(Figure scripts)
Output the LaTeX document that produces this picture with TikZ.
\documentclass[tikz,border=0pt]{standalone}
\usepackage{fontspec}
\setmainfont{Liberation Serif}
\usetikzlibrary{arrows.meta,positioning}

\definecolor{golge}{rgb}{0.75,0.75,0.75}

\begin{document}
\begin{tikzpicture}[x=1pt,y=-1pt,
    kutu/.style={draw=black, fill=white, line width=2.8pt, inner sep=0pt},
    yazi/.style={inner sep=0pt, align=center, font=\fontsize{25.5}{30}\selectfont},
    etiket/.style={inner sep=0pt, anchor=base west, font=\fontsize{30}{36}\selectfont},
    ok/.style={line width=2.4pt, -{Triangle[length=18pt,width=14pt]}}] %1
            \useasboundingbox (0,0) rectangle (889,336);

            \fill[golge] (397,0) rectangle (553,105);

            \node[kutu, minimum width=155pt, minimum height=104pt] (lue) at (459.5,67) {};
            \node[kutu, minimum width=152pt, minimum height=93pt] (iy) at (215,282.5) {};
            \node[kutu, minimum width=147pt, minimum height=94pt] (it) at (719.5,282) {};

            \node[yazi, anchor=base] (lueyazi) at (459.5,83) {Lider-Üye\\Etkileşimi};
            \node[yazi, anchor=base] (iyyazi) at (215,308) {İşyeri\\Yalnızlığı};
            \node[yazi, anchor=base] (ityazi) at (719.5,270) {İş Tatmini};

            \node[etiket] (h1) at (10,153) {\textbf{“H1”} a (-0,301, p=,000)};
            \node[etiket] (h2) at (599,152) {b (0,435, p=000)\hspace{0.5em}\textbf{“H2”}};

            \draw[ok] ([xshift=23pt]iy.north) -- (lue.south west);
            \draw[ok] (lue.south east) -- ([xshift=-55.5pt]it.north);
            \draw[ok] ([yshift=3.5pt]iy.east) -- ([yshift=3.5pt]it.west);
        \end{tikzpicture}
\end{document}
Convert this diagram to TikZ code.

* [Task goal]:
Please give back only the lines between the first line of the entries and the line with "minimum width=147pt, minimum", both ends included, word for word.

* [Task response]:
Output the LaTeX document that produces this picture with TikZ.
\documentclass[tikz,border=0pt]{standalone}
\usepackage{fontspec}
\setmainfont{Liberation Serif}
\usetikzlibrary{arrows.meta,positioning}

\definecolor{golge}{rgb}{0.75,0.75,0.75}

\begin{document}
\begin{tikzpicture}[x=1pt,y=-1pt,
    kutu/.style={draw=black, fill=white, line width=2.8pt, inner sep=0pt},
    yazi/.style={inner sep=0pt, align=center, font=\fontsize{25.5}{30}\selectfont},
    etiket/.style={inner sep=0pt, anchor=base west, font=\fontsize{30}{36}\selectfont},
    ok/.style={line width=2.4pt, -{Triangle[length=18pt,width=14pt]}}] %1
            \useasboundingbox (0,0) rectangle (889,336);

            \fill[golge] (397,0) rectangle (553,105);

            \node[kutu, minimum width=155pt, minimum height=104pt] (lue) at (459.5,67) {};
            \node[kutu, minimum width=152pt, minimum height=93pt] (iy) at (215,282.5) {};
            \node[kutu, minimum width=147pt, minimum height=94pt] (it) at (719.5,282) {};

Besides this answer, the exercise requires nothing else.